→ **SUPPLIED INFORMATION**
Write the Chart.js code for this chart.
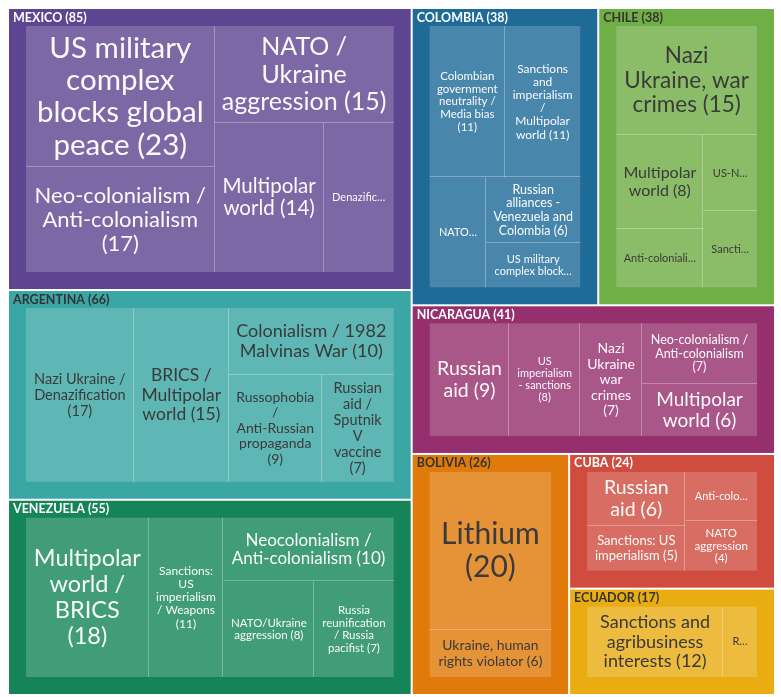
<!DOCTYPE html>
<html>
<head>
<meta charset="utf-8">
<script src="https://cdn.jsdelivr.net/npm/chart.js@4.4.0/dist/chart.umd.min.js"></script>
<style>
  html, body { margin: 0; padding: 0; background: #fff; }
  #wrap { width: 781px; height: 697px; }
</style>
</head>
<body>
<div id="wrap"><canvas id="chart"></canvas></div>
<script>
// countries (header counts) in layout order
const countries = ['MEXICO', 'ARGENTINA', 'VENEZUELA', 'COLOMBIA', 'CHILE', 'NICARAGUA', 'BOLIVIA', 'CUBA', 'ECUADOR'];
const countryCounts = [85, 66, 55, 38, 38, 41, 26, 24, 17];

// topics per country and their sizes
const mexicoTopics = ['US military complex blocks global peace', 'Neo-colonialism / Anti-colonialism', 'NATO / Ukraine aggression', 'Multipolar world', 'Denazification'];
const mexicoValues = [23, 17, 15, 14, 9];
const argentinaTopics = ['Nazi Ukraine / Denazification', 'BRICS / Multipolar world', 'Colonialism / 1982 Malvinas War', 'Russophobia / Anti-Russian propaganda', 'Russian aid / Sputnik V vaccine'];
const argentinaValues = [17, 15, 10, 9, 7];
const venezuelaTopics = ['Multipolar world / BRICS', 'Sanctions: US imperialism / Weapons', 'Neocolonialism / Anti-colonialism', 'NATO/Ukraine aggression', 'Russia reunification / Russia pacifist'];
const venezuelaValues = [18, 11, 10, 8, 7];
const colombiaTopics = ['Colombian government neutrality / Media bias', 'Sanctions and imperialism / Multipolar world', 'NATO aggression', 'Russian alliances - Venezuela and Colombia', 'US military complex blocks global peace'];
const colombiaValues = [11, 11, 6, 6, 4];
const chileTopics = ['Nazi Ukraine, war crimes', 'Multipolar world', 'Anti-colonialism', 'US-NATO aggression', 'Sanctions'];
const chileValues = [15, 8, 5, 4, 4];
const nicaraguaTopics = ['Russian aid', 'US imperialism - sanctions', 'Nazi Ukraine war crimes', 'Neo-colonialism / Anti-colonialism', 'Multipolar world'];
const nicaraguaValues = [9, 8, 7, 7, 6];
const boliviaTopics = ['Lithium', 'Ukraine, human rights violator'];
const boliviaValues = [20, 6];
const cubaTopics = ['Russian aid', 'Sanctions: US imperialism', 'Anti-colonialism', 'NATO aggression'];
const cubaValues = [6, 5, 4, 4];
const ecuadorTopics = ['Sanctions and agribusiness interests', 'Russian aid'];
const ecuadorValues = [12, 3];

const topics = [mexicoTopics, argentinaTopics, venezuelaTopics, colombiaTopics, chileTopics, nicaraguaTopics, boliviaTopics, cubaTopics, ecuadorTopics];
const values = [mexicoValues, argentinaValues, venezuelaValues, colombiaValues, chileValues, nicaraguaValues, boliviaValues, cubaValues, ecuadorValues];

const countryColors = ['#5e4591', '#3ba7a4', '#158559', '#1f6b98', '#70ae46', '#952f6e', '#e07b0b', '#cf4c3f', '#e9ac11'];
const darkText = [false, true, false, false, true, false, true, false, true];

const PAD = 18;
const FONT = 'Lato, "Noto Sans", sans-serif';
const MAX_SIZE = 30, MIN_SIZE = 11, LINE_H = 1.1;

// binary treemap split (same idea as d3.treemapBinary)
function binaryLayout(vals, x0, y0, x1, y1, aspect) {
  const n = vals.length, sums = [0];
  for (let i = 0; i < n; i++) sums.push(sums[i] + vals[i]);
  const out = new Array(n);
  function part(i, j, value, x0, y0, x1, y1) {
    if (i >= j - 1) { out[i] = { x0, y0, x1, y1 }; return; }
    const offset = sums[i], target = value / 2 + offset;
    let k = i + 1, hi = j - 1;
    while (k < hi) {
      const mid = (k + hi) >>> 1;
      if (sums[mid] < target) k = mid + 1; else hi = mid;
    }
    if (target - sums[k - 1] < sums[k] - target && i + 1 < k) --k;
    const left = sums[k] - offset, right = value - left;
    if ((x1 - x0) * aspect > (y1 - y0)) {
      const xk = (x0 * right + x1 * left) / value;
      part(i, k, left, x0, y0, xk, y1);
      part(k, j, right, xk, y0, x1, y1);
    } else {
      const yk = (y0 * right + y1 * left) / value;
      part(i, k, left, x0, y0, x1, yk);
      part(k, j, right, x0, yk, x1, y1);
    }
  }
  part(0, n, sums[n], x0, y0, x1, y1);
  return out;
}

function wrapWords(ctx, words, maxW) {
  const lines = [];
  let cur = '';
  for (const w of words) {
    if (ctx.measureText(w).width > maxW) return null;
    const t = cur ? cur + ' ' + w : w;
    if (ctx.measureText(t).width <= maxW) cur = t;
    else { lines.push(cur); cur = w; }
  }
  if (cur) lines.push(cur);
  return lines;
}

function trimToFit(ctx, s, maxW) {
  while (s.length > 1 && ctx.measureText(s + '…').width > maxW) s = s.slice(0, -1);
  return s.trimEnd() + '…';
}

// largest font that fits the cell, otherwise a truncated label at the min size
function fitLabel(ctx, text, w, h) {
  const words = text.split(' ');
  for (let size = MAX_SIZE; size >= MIN_SIZE; size -= 0.5) {
    ctx.font = `${size}px ${FONT}`;
    const lines = wrapWords(ctx, words, w);
    if (lines && lines.length * size * LINE_H <= h) return { size, lines };
  }
  const size = MIN_SIZE;
  ctx.font = `${size}px ${FONT}`;
  const maxLines = Math.max(1, Math.floor(h / (size * LINE_H)));
  const lines = [];
  let cur = '';
  for (const word of words) {
    if (ctx.measureText(word).width > w) {
      if (cur) lines.push(cur);
      if (lines.length) lines[lines.length - 1] = trimToFit(ctx, lines[lines.length - 1], w);
      else lines.push(trimToFit(ctx, word, w));
      return { size, lines: lines.slice(0, maxLines) };
    }
    const t = cur ? cur + ' ' + word : word;
    if (ctx.measureText(t).width <= w) cur = t;
    else { lines.push(cur); cur = word; }
  }
  if (cur) lines.push(cur);
  if (lines.length > maxLines) {
    const kept = lines.slice(0, maxLines);
    kept[maxLines - 1] = trimToFit(ctx, kept[maxLines - 1] + ' ' + lines[maxLines], w);
    return { size, lines: kept };
  }
  return { size, lines };
}

const treemapPlugin = {
  id: 'treemap',
  afterDatasetsDraw(chart) {
    const { ctx, chartArea, scales: { x, y } } = chart;
    const W = chartArea.width, H = chartArea.height, aspect = W / H;
    const totals = values.map(v => v.reduce((a, b) => a + b, 0));
    const boxes = binaryLayout(totals, 0, 0, 1, 1, aspect);
    const padX = PAD / W, padY = PAD / H;

    ctx.save();
    boxes.forEach((b, ci) => {
      const px0 = x.getPixelForValue(b.x0), px1 = x.getPixelForValue(b.x1);
      const py0 = y.getPixelForValue(b.y0), py1 = y.getPixelForValue(b.y1);
      ctx.fillStyle = countryColors[ci];
      ctx.fillRect(px0 + 1, py0 + 1, px1 - px0 - 2, py1 - py0 - 2);

      ctx.fillStyle = darkText[ci] ? '#333333' : '#ffffff';
      ctx.font = `bold 12.5px ${FONT}`;
      ctx.textAlign = 'left';
      ctx.textBaseline = 'middle';
      ctx.fillText(`${countries[ci]} (${countryCounts[ci]})`, px0 + 5, py0 + 9.5);

      // split decided on the country box, then drawn inside the padded box
      const leaves = binaryLayout(values[ci], b.x0, b.y0, b.x1, b.y1, aspect);
      const ix0 = b.x0 + padX, ix1 = b.x1 - padX, iy0 = b.y0 + padY, iy1 = b.y1 - padY;
      const sx = (ix1 - ix0) / (b.x1 - b.x0), sy = (iy1 - iy0) / (b.y1 - b.y0);
      const edgeX = x.getPixelForValue(ix1), edgeY = y.getPixelForValue(iy1);

      leaves.forEach((l, li) => {
        const lx0 = x.getPixelForValue(ix0 + (l.x0 - b.x0) * sx);
        const lx1 = x.getPixelForValue(ix0 + (l.x1 - b.x0) * sx);
        const ly0 = y.getPixelForValue(iy0 + (l.y0 - b.y0) * sy);
        const ly1 = y.getPixelForValue(iy0 + (l.y1 - b.y0) * sy);
        ctx.fillStyle = 'rgba(255,255,255,0.19)';
        ctx.fillRect(lx0, ly0, lx1 - lx0, ly1 - ly0);

        ctx.strokeStyle = 'rgba(255,255,255,0.3)';
        ctx.lineWidth = 1;
        ctx.beginPath();
        if (lx1 < edgeX - 0.5) { ctx.moveTo(Math.round(lx1) - 0.5, ly0); ctx.lineTo(Math.round(lx1) - 0.5, ly1); }
        if (ly1 < edgeY - 0.5) { ctx.moveTo(lx0, Math.round(ly1) - 0.5); ctx.lineTo(lx1, Math.round(ly1) - 0.5); }
        ctx.stroke();

        const text = `${topics[ci][li]} (${values[ci][li]})`;
        const cw = lx1 - lx0 - 14, ch = ly1 - ly0 - 10;
        const fit = fitLabel(ctx, text, cw, ch);
        ctx.font = `${fit.size}px ${FONT}`;
        ctx.fillStyle = darkText[ci] ? '#3a3a3a' : 'rgba(255,255,255,0.96)';
        ctx.textAlign = 'center';
        ctx.textBaseline = 'middle';
        const lh = fit.size * LINE_H;
        const cx = (lx0 + lx1) / 2, cy = (ly0 + ly1) / 2;
        const top = cy - (fit.lines.length - 1) * lh / 2;
        fit.lines.forEach((line, i) => ctx.fillText(line, cx, top + i * lh));
      });
    });
    ctx.restore();
  }
};

new Chart(document.getElementById('chart'), {
  type: 'scatter',
  data: { datasets: [{ data: [] }] },
  options: {
    responsive: true,
    maintainAspectRatio: false,
    animation: false,
    layout: { padding: { left: 8, top: 8, right: 6, bottom: 2 } },
    plugins: { legend: { display: false }, tooltip: { enabled: false } },
    scales: {
      x: { type: 'linear', min: 0, max: 1, display: false },
      y: { type: 'linear', min: 0, max: 1, reverse: true, display: false }
    }
  },
  plugins: [treemapPlugin]
});
</script>
</body>
</html>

→ **OBJECTIVE**
Leave out the pictures and repeat exactly the lines from the start of the material through the line that contains "26, 24, 17];", both included.

→ **WORKED ANSWER**
Write the Chart.js code for this chart.
<!DOCTYPE html>
<html>
<head>
<meta charset="utf-8">
<script src="https://cdn.jsdelivr.net/npm/chart.js@4.4.0/dist/chart.umd.min.js"></script>
<style>
  html, body { margin: 0; padding: 0; background: #fff; }
  #wrap { width: 781px; height: 697px; }
</style>
</head>
<body>
<div id="wrap"><canvas id="chart"></canvas></div>
<script>
// countries (header counts) in layout order
const countries = ['MEXICO', 'ARGENTINA', 'VENEZUELA', 'COLOMBIA', 'CHILE', 'NICARAGUA', 'BOLIVIA', 'CUBA', 'ECUADOR'];
const countryCounts = [85, 66, 55, 38, 38, 41, 26, 24, 17];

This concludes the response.